◆ **YOUR INSTRUCTIONS**
Set all the material down again unchanged, without the pictures.

○ ○ ○ ○ ○

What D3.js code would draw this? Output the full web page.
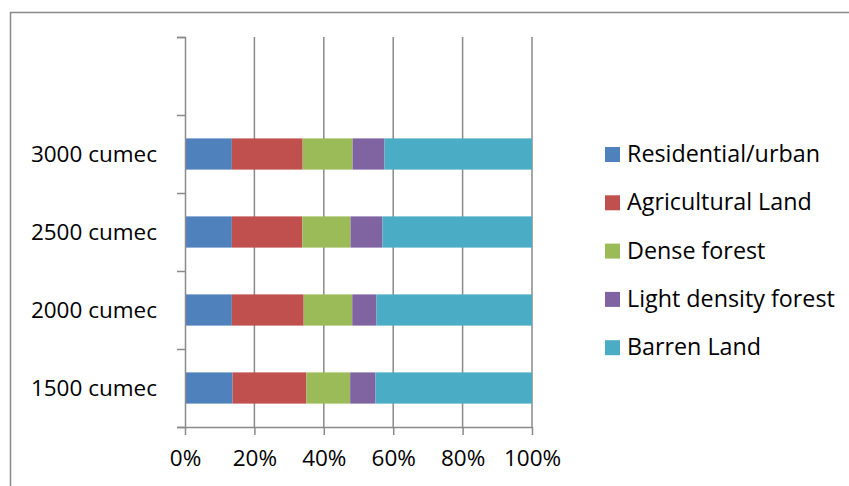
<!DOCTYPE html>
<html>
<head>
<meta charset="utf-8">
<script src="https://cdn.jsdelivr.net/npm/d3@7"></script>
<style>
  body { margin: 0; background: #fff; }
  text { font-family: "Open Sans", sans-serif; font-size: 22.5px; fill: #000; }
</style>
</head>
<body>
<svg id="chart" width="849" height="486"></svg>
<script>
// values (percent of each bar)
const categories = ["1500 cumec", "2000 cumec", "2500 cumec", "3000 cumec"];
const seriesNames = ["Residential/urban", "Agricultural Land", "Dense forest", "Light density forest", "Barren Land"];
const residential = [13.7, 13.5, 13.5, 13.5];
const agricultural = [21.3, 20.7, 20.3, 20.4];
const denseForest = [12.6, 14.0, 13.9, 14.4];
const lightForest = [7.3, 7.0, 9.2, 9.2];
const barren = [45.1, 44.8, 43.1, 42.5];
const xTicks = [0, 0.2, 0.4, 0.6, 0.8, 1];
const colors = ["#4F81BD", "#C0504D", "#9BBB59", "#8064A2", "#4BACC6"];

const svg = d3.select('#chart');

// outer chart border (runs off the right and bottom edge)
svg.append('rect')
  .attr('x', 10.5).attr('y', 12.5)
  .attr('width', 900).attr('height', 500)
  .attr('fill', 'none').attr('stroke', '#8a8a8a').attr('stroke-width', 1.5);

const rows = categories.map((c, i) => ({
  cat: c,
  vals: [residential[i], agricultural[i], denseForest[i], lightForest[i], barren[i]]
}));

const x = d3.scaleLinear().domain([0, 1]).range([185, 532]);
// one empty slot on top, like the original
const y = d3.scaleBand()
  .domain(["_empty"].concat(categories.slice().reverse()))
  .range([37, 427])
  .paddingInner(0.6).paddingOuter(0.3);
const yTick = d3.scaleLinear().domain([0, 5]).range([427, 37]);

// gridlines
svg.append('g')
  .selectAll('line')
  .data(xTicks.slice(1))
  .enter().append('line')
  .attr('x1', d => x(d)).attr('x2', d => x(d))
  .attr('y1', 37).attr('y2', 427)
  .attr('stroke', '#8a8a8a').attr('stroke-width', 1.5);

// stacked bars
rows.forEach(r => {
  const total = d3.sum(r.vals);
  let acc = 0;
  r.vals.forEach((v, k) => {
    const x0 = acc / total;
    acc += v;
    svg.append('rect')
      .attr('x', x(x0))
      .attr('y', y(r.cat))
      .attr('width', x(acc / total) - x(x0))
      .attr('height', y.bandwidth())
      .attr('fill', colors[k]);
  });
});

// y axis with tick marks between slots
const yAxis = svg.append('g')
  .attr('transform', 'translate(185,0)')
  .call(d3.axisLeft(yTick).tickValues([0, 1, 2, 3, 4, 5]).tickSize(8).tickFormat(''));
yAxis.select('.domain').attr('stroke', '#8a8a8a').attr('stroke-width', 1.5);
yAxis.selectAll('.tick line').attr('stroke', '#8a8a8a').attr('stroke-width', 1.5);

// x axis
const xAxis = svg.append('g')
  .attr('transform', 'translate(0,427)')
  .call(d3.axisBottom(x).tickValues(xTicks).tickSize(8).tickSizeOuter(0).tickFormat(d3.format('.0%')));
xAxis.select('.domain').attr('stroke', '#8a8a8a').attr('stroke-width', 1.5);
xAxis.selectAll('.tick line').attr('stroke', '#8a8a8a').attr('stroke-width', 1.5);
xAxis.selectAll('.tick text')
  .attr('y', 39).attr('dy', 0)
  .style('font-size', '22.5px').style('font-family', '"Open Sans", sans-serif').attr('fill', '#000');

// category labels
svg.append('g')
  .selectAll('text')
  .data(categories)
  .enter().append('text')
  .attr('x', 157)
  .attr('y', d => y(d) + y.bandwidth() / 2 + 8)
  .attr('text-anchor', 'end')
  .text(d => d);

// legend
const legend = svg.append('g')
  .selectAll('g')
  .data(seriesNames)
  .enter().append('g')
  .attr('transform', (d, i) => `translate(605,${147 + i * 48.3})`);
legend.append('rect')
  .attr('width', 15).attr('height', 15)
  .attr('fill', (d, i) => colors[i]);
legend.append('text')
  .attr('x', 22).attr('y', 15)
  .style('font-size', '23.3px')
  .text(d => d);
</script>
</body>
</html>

○ ○ ○ ○ ○

◆ **CORRECT ANSWER**
What D3.js code would draw this? Output the full web page.
<!DOCTYPE html>
<html>
<head>
<meta charset="utf-8">
<script src="https://cdn.jsdelivr.net/npm/d3@7"></script>
<style>
  body { margin: 0; background: #fff; }
  text { font-family: "Open Sans", sans-serif; font-size: 22.5px; fill: #000; }
</style>
</head>
<body>
<svg id="chart" width="849" height="486"></svg>
<script>
// values (percent of each bar)
const categories = ["1500 cumec", "2000 cumec", "2500 cumec", "3000 cumec"];
const seriesNames = ["Residential/urban", "Agricultural Land", "Dense forest", "Light density forest", "Barren Land"];
const residential = [13.7, 13.5, 13.5, 13.5];
const agricultural = [21.3, 20.7, 20.3, 20.4];
const denseForest = [12.6, 14.0, 13.9, 14.4];
const lightForest = [7.3, 7.0, 9.2, 9.2];
const barren = [45.1, 44.8, 43.1, 42.5];
const xTicks = [0, 0.2, 0.4, 0.6, 0.8, 1];
const colors = ["#4F81BD", "#C0504D", "#9BBB59", "#8064A2", "#4BACC6"];

const svg = d3.select('#chart');

// outer chart border (runs off the right and bottom edge)
svg.append('rect')
  .attr('x', 10.5).attr('y', 12.5)
  .attr('width', 900).attr('height', 500)
  .attr('fill', 'none').attr('stroke', '#8a8a8a').attr('stroke-width', 1.5);

const rows = categories.map((c, i) => ({
  cat: c,
  vals: [residential[i], agricultural[i], denseForest[i], lightForest[i], barren[i]]
}));

const x = d3.scaleLinear().domain([0, 1]).range([185, 532]);
// one empty slot on top, like the original
const y = d3.scaleBand()
  .domain(["_empty"].concat(categories.slice().reverse()))
  .range([37, 427])
  .paddingInner(0.6).paddingOuter(0.3);
const yTick = d3.scaleLinear().domain([0, 5]).range([427, 37]);

// gridlines
svg.append('g')
  .selectAll('line')
  .data(xTicks.slice(1))
  .enter().append('line')
  .attr('x1', d => x(d)).attr('x2', d => x(d))
  .attr('y1', 37).attr('y2', 427)
  .attr('stroke', '#8a8a8a').attr('stroke-width', 1.5);

// stacked bars
rows.forEach(r => {
  const total = d3.sum(r.vals);
  let acc = 0;
  r.vals.forEach((v, k) => {
    const x0 = acc / total;
    acc += v;
    svg.append('rect')
      .attr('x', x(x0))
      .attr('y', y(r.cat))
      .attr('width', x(acc / total) - x(x0))
      .attr('height', y.bandwidth())
      .attr('fill', colors[k]);
  });
});

// y axis with tick marks between slots
const yAxis = svg.append('g')
  .attr('transform', 'translate(185,0)')
  .call(d3.axisLeft(yTick).tickValues([0, 1, 2, 3, 4, 5]).tickSize(8).tickFormat(''));
yAxis.select('.domain').attr('stroke', '#8a8a8a').attr('stroke-width', 1.5);
yAxis.selectAll('.tick line').attr('stroke', '#8a8a8a').attr('stroke-width', 1.5);

// x axis
const xAxis = svg.append('g')
  .attr('transform', 'translate(0,427)')
  .call(d3.axisBottom(x).tickValues(xTicks).tickSize(8).tickSizeOuter(0).tickFormat(d3.format('.0%')));
xAxis.select('.domain').attr('stroke', '#8a8a8a').attr('stroke-width', 1.5);
xAxis.selectAll('.tick line').attr('stroke', '#8a8a8a').attr('stroke-width', 1.5);
xAxis.selectAll('.tick text')
  .attr('y', 39).attr('dy', 0)
  .style('font-size', '22.5px').style('font-family', '"Open Sans", sans-serif').attr('fill', '#000');

// category labels
svg.append('g')
  .selectAll('text')
  .data(categories)
  .enter().append('text')
  .attr('x', 157)
  .attr('y', d => y(d) + y.bandwidth() / 2 + 8)
  .attr('text-anchor', 'end')
  .text(d => d);

// legend
const legend = svg.append('g')
  .selectAll('g')
  .data(seriesNames)
  .enter().append('g')
  .attr('transform', (d, i) => `translate(605,${147 + i * 48.3})`);
legend.append('rect')
  .attr('width', 15).attr('height', 15)
  .attr('fill', (d, i) => colors[i]);
legend.append('text')
  .attr('x', 22).attr('y', 15)
  .style('font-size', '23.3px')
  .text(d => d);
</script>
</body>
</html>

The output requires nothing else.